You and the horse are a team, but actually it is the horse that is doing the work and you sort of go along with it signaling the horse now and then when needed with pressure from your legs.

Life, sometimes, is like a cutter horse. You have to stay centered when life takes over, but you can't be rigid or you will get thrown off. I suppose that is the connection to your post.
12:06 AM  

Blogger Pauline said...
I ask myself often: What time is it? Where am I? The answers are always: Right now, right here.

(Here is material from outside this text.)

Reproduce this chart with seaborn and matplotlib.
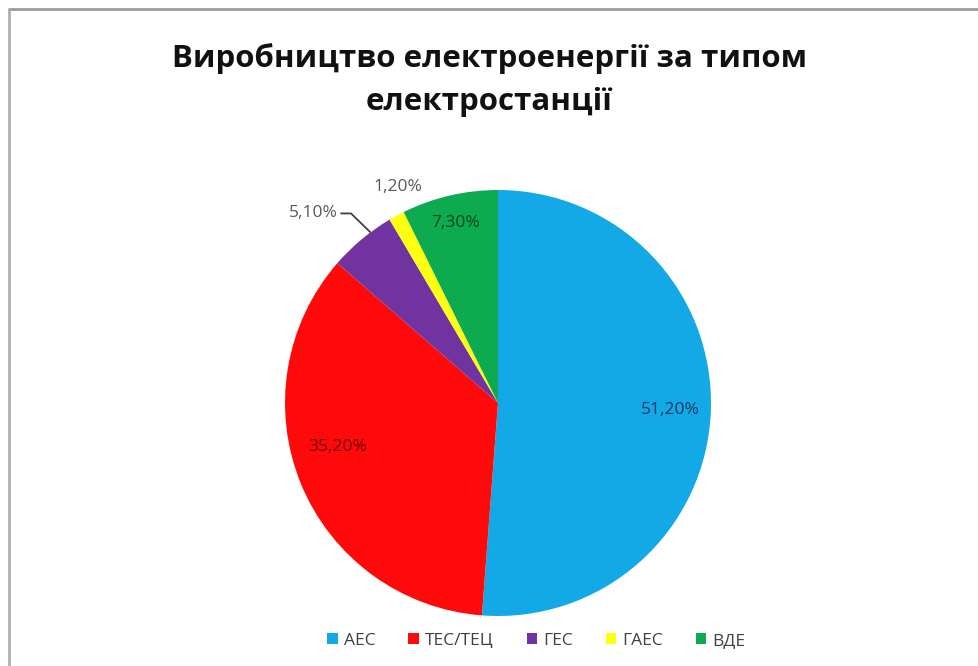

This was a thoughtful post.
10:15 AM  

Blogger the.red.mantissa said...
have you read simone weil? this makes me think of something she wrote about so eloquently ~ the notion of waiting (being french, she referred to it as attente):

“… waiting; not motionless, nor shaken or displaced by any shock from without.”

she speaks of waiting as a state in which we suspend ourselves, and allow the truth to penetrate our minds. a state of active contemplation achieved thru suspension of any thought that powers our faculties of observation.

it also makes me think of a book by thich naht hanh in which he spoke of living in the moment (my paraphrase here). this leads me, then, to see wisdom as the fruits of experiential presence, i.e. living in the moment ~ emptying one's ego of desire and superfluous materialistic thoughts.

i have just come from gautami's blog ... and this post resonates with me strongly @ this moment.

i have missed coming here. :)
12:45 PM  

Blogger hazzbuzz said...
thanks for explaining, I remember coming to a point where I felt detached a long time ago but it was like a much needed break from being me and all that friction you talk about. Like seeing everything including myself in it's context and it was forgiveable that things had panned out the way they had because that's just how they are. I thought of it as a bit of a cop out afterwards but it helped me get through a bad patch. From what you are saying that's the starting point for changing things, right? I never saw it like that at the time but just checking that I'm barking up the right tree.
3:12 PM  

Blogger hazzbuzz said...
if you are forgiven you can love and that's got to be a good starting point for change.
5:24 PM  

Blogger Paul said...
GANGADHAR and RED M, good to see both of you!

TO ALL: Thanks for these comments. I might try to make the next post something on detachment since some people have raised questions and hopefully by Thursday if I can detach myself from some stupid boring work I have to do.

Serenely,
Paul
6:48 PM  

Blogger firebird said...
This is very beautifully written, inspiring, and has many subtly powerful lines to be read over and over...it resonates so much with what I've been feeling lately...
I am so grateful that you wrote and posted this!
9:59 PM  

Blogger Paul said...
FIREBIRD, glad it was timely that way.
7:38 PM  

Anonymous Hilary said...
Lovely, thank you.

In case you know the I Ching at all - I think you just captured Hexagram 25, Without Entanglement, in a nutshell. Hence this post.